Northrop Grumman has completed a critical design review of its Hypersonic and Ballistic Tracking Space Sensor (HBTSS) prototype, a critical component of the US Space Force’s Overhead Persistent Infrared (OPIR) missile warning satellite program.

The review “establishes the company’s technical approach for precise, timely sensor coverage to defeat ballistic and hypersonic missiles,” Northrop Grumman stated.

The HBTSS is intended to provide detection and “birth to death” tracking of a ballistic or hypersonic missile, including identification of the projectile’s characteristics, “well before they come into view of the US land based defenses.”

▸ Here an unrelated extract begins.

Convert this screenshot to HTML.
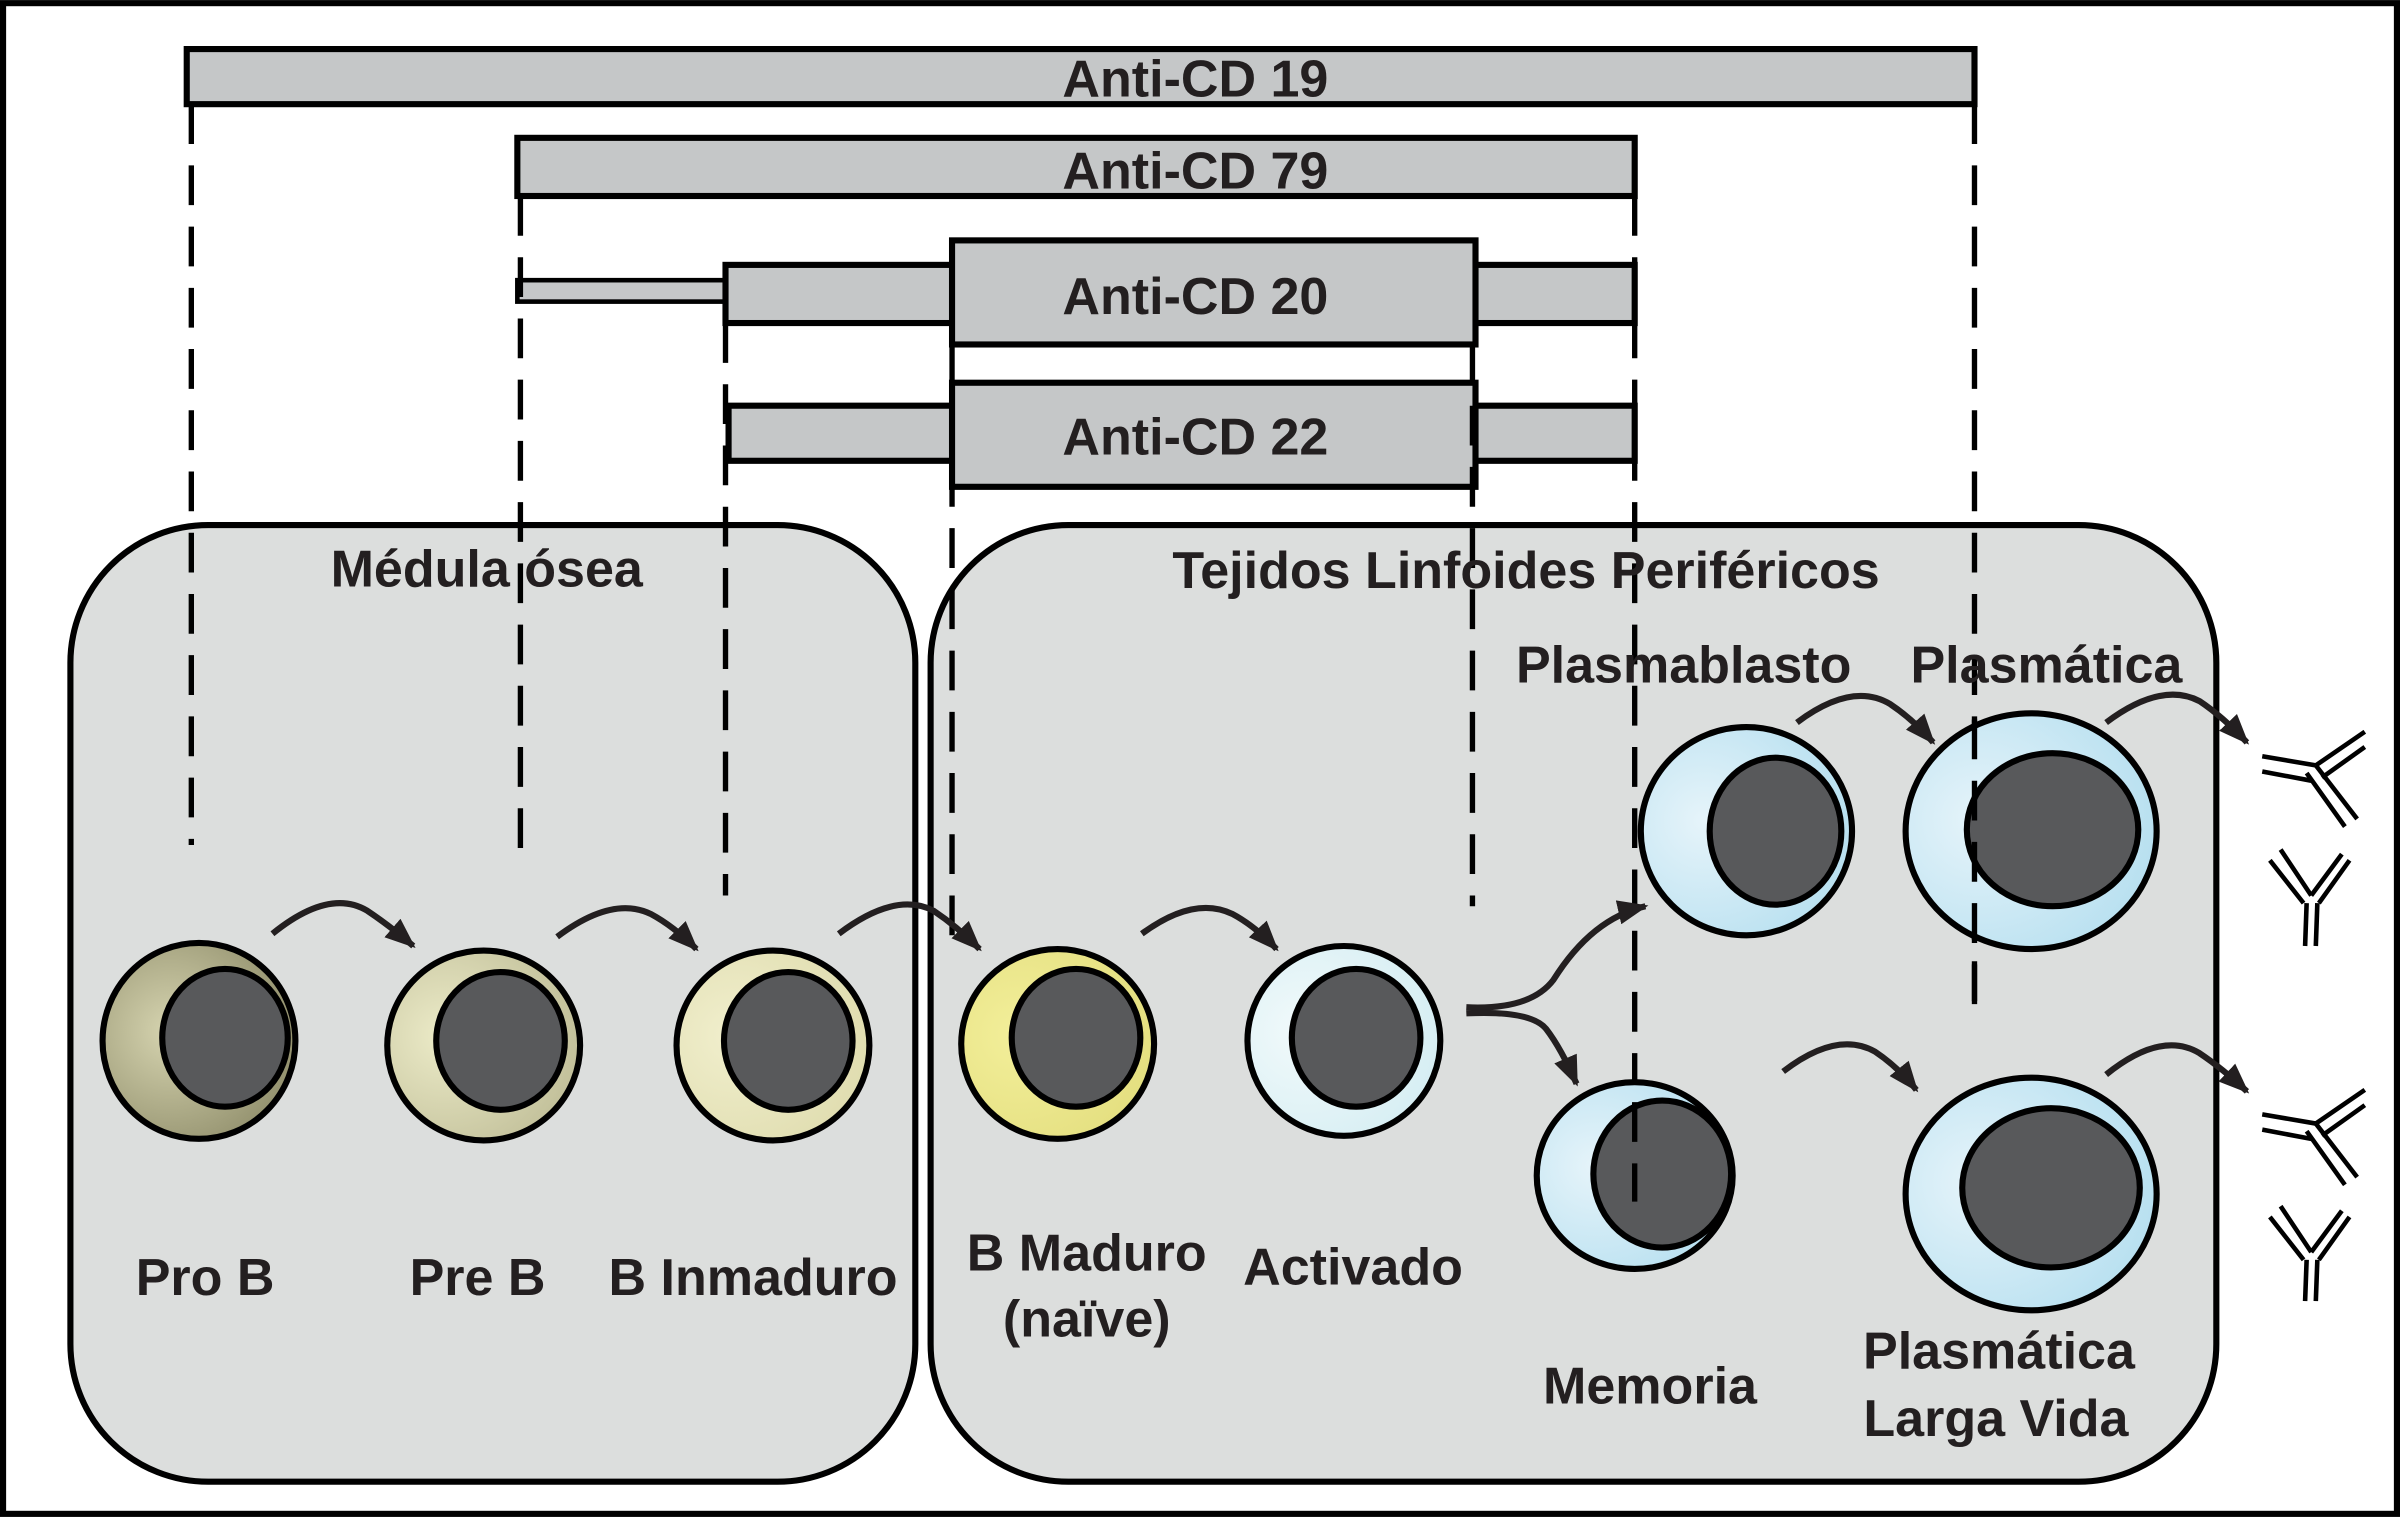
<!DOCTYPE html>
<html><head><meta charset="utf-8"><style>html,body{margin:0;padding:0;background:#fff}svg{display:block}.t{font-family:"Liberation Sans",Arial,sans-serif;font-weight:bold;font-size:34px;fill:#231f20}</style></head><body>
<svg width="2400" height="1517" viewBox="0 0 1568 991" xmlns="http://www.w3.org/2000/svg">
<defs>
<radialGradient id="g1" cx="0.35" cy="0.45" r="0.7"><stop offset="0" stop-color="#d6d4b0"/><stop offset="1" stop-color="#8f8d6a"/></radialGradient>
<radialGradient id="g2" cx="0.3" cy="0.45" r="0.7"><stop offset="0" stop-color="#ecebc8"/><stop offset="1" stop-color="#c2c09a"/></radialGradient>
<radialGradient id="g3" cx="0.3" cy="0.45" r="0.7"><stop offset="0" stop-color="#f1efcd"/><stop offset="1" stop-color="#e0ddb0"/></radialGradient>
<radialGradient id="g4" cx="0.3" cy="0.45" r="0.7"><stop offset="0" stop-color="#f3ef9a"/><stop offset="1" stop-color="#e4df80"/></radialGradient>
<radialGradient id="g5" cx="0.3" cy="0.45" r="0.7"><stop offset="0" stop-color="#f2fafb"/><stop offset="1" stop-color="#d6eef3"/></radialGradient>
<radialGradient id="g6" cx="0.3" cy="0.45" r="0.7"><stop offset="0" stop-color="#e6f4fa"/><stop offset="1" stop-color="#b8e0f0"/></radialGradient>
<marker id="ah2" markerWidth="22" markerHeight="22" refX="18" refY="11" orient="auto" markerUnits="userSpaceOnUse" viewBox="0 0 22 22"><path d="M0,3 L20,11 L0,19 z" fill="#231f20"/></marker>
</defs>
<rect x="2" y="2" width="1564" height="987" fill="#fff" stroke="#000" stroke-width="4"/>
<g fill="#dcdedd" stroke="#000" stroke-width="4">
<rect x="46" y="343" width="552" height="625" rx="90"/>
<rect x="608" y="343" width="840" height="625" rx="90"/>
</g>
<g fill="#c5c7c8" stroke="#000" stroke-width="4">
<rect x="122" y="32" width="1168" height="36"/>
<rect x="338" y="90" width="730" height="38"/>
<rect x="338" y="183" width="136" height="14" stroke-width="3"/>
<rect x="474" y="173" width="594" height="38"/>
<rect x="622" y="157" width="342" height="68"/>
<rect x="476" y="265" width="592" height="36"/>
<rect x="622" y="250" width="342" height="68"/>
</g>
<g stroke="#000" stroke-width="3.5" stroke-dasharray="26,14" fill="none">
<line x1="125" y1="68" x2="125" y2="552"/>
<line x1="340" y1="128" x2="340" y2="565"/>
<line x1="474" y1="211" x2="474" y2="585"/>
<line x1="622" y1="225" x2="622" y2="622"/>
<line x1="962" y1="225" x2="962" y2="592"/>
<line x1="1068" y1="128" x2="1068" y2="785"/>
<line x1="1290" y1="68" x2="1290" y2="660"/>
</g>
<g class="t" text-anchor="middle">
<text x="781" y="63">Anti-CD 19</text>
<text x="781" y="123">Anti-CD 79</text>
<text x="781" y="205">Anti-CD 20</text>
<text x="781" y="297">Anti-CD 22</text>
<text x="318" y="383">Médula ósea</text>
<text x="997" y="384">Tejidos Linfoides Periféricos</text>
<text x="1100" y="446">Plasmablasto</text>
<text x="1337" y="446">Plasmática</text>
<text x="134" y="846">Pro B</text>
<text x="312" y="846">Pre B</text>
<text x="492" y="846">B Inmaduro</text>
<text x="710" y="830">B Maduro</text>
<text x="710" y="873">(naïve)</text>
<text x="884" y="839">Activado</text>
<text x="1078" y="917">Memoria</text>
<text x="1306" y="894">Plasmática</text>
<text x="1304" y="938">Larga Vida</text>
</g>
<g stroke="#000" stroke-width="4">
<ellipse cx="130" cy="680" rx="63" ry="64" fill="url(#g1)"/>
<ellipse cx="147" cy="678" rx="41" ry="45" fill="#58595b"/>
<ellipse cx="316" cy="683" rx="63" ry="62" fill="url(#g2)"/>
<ellipse cx="327" cy="680" rx="42" ry="45" fill="#58595b"/>
<ellipse cx="505" cy="683" rx="63" ry="62" fill="url(#g3)"/>
<ellipse cx="515" cy="680" rx="42" ry="45" fill="#58595b"/>
<ellipse cx="691" cy="682" rx="63" ry="62" fill="url(#g4)"/>
<ellipse cx="703" cy="678" rx="42" ry="45" fill="#58595b"/>
<ellipse cx="878" cy="680" rx="63" ry="62" fill="url(#g5)"/>
<ellipse cx="886" cy="678" rx="42" ry="45" fill="#58595b"/>
<ellipse cx="1141" cy="543" rx="69" ry="68" fill="url(#g6)"/>
<ellipse cx="1160" cy="543" rx="43" ry="48" fill="#58595b"/>
<ellipse cx="1327" cy="543" rx="82" ry="77" fill="url(#g6)"/>
<ellipse cx="1341" cy="542" rx="56" ry="50" fill="#58595b"/>
<ellipse cx="1068" cy="768" rx="64" ry="61" fill="url(#g6)"/>
<ellipse cx="1086" cy="767" rx="45" ry="48" fill="#58595b"/>
<ellipse cx="1327" cy="780" rx="82" ry="76" fill="url(#g6)"/>
<ellipse cx="1340" cy="776" rx="58" ry="52" fill="#58595b"/>
</g>
<g stroke="#000" stroke-width="3.5" stroke-dasharray="26,14" fill="none">
<line x1="1068" y1="720" x2="1068" y2="785"/>
<line x1="1290" y1="470" x2="1290" y2="660"/>
</g>
<g stroke="#231f20" stroke-width="4" fill="none" marker-end="url(#ah2)">
<path d="M178,610 Q215,580 240,595 Q255,605 270,618"/>
<path d="M364,612 Q400,585 425,597 Q440,605 455,620"/>
<path d="M548,610 Q585,582 610,595 Q625,605 640,620"/>
<path d="M746,610 Q780,585 805,597 Q820,605 834,620"/>
<path d="M1174,472 Q1210,445 1235,460 Q1250,470 1263,485"/>
<path d="M1376,472 Q1412,445 1437,458 Q1452,468 1468,485"/>
<path d="M1165,700 Q1200,673 1225,687 Q1240,697 1252,712"/>
<path d="M1376,702 Q1412,673 1437,688 Q1452,698 1468,713"/>
<path d="M958,658 Q1000,660 1015,640 Q1040,600 1075,592"/>
<path d="M958,662 Q1000,660 1010,672 Q1020,685 1030,708"/>
</g>
<g stroke="#000" stroke-width="3" fill="none">
<path d="M1478,494 L1513,500 M1478,504 L1510,510"/>
<path d="M1513,500 L1545,478 M1517,508 L1545,488"/>
<path d="M1513,500 L1540,535 M1507,505 L1532,540"/>
<path d="M1490,555 L1510,585 M1483,562 L1505,590 M1510,585 L1530,558 M1515,590 L1535,562 M1507,590 L1506,618 M1514,590 L1513,618"/>
<path d="M1478,728 L1513,734 M1478,738 L1510,744"/>
<path d="M1513,734 L1545,712 M1517,742 L1545,722"/>
<path d="M1513,734 L1540,769 M1507,739 L1532,774"/>
<path d="M1490,788 L1510,818 M1483,795 L1505,823 M1510,818 L1530,791 M1515,823 L1535,795 M1507,823 L1506,850 M1514,823 L1513,850"/>
</g>
</svg>
</body></html>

Overhead Persistent Infrared Program

The sensor will eventually be integrated with the OPIR multi-layered constellation of satellites that communicate to detect and track enemy missiles through their heat signatures.

The OPIR — successor to the current Space-Based Infrared Systems program — passed a critical design review in August, allowing developers to launch a planned geosynchronous equatorial orbit satellite in 2025.

Northrop Grumman OPIR and geospatial systems vice president Sarah Willoughby said that the critical design review “puts Northrop Grumman on track to deliver a vital component of our missile defense architecture to keep the US and its allies safe against hypersonic threats.”

Prototype by 2023

The US defense giant is developing the sensor prototype under a $155 million contract it clinched in January and is scheduled to deliver it in 2023. Another defense firm, L3Harris, is developing another HBTSS prototype separately under a $122 million contract. 

Once a prototype is delivered, it will go through an in-house “on-orbit test to demonstrate its ability to continuously track and rapidly process its observations of hypersonic threats, as well as its ability to effectively hand off the information so the missile is intercepted.”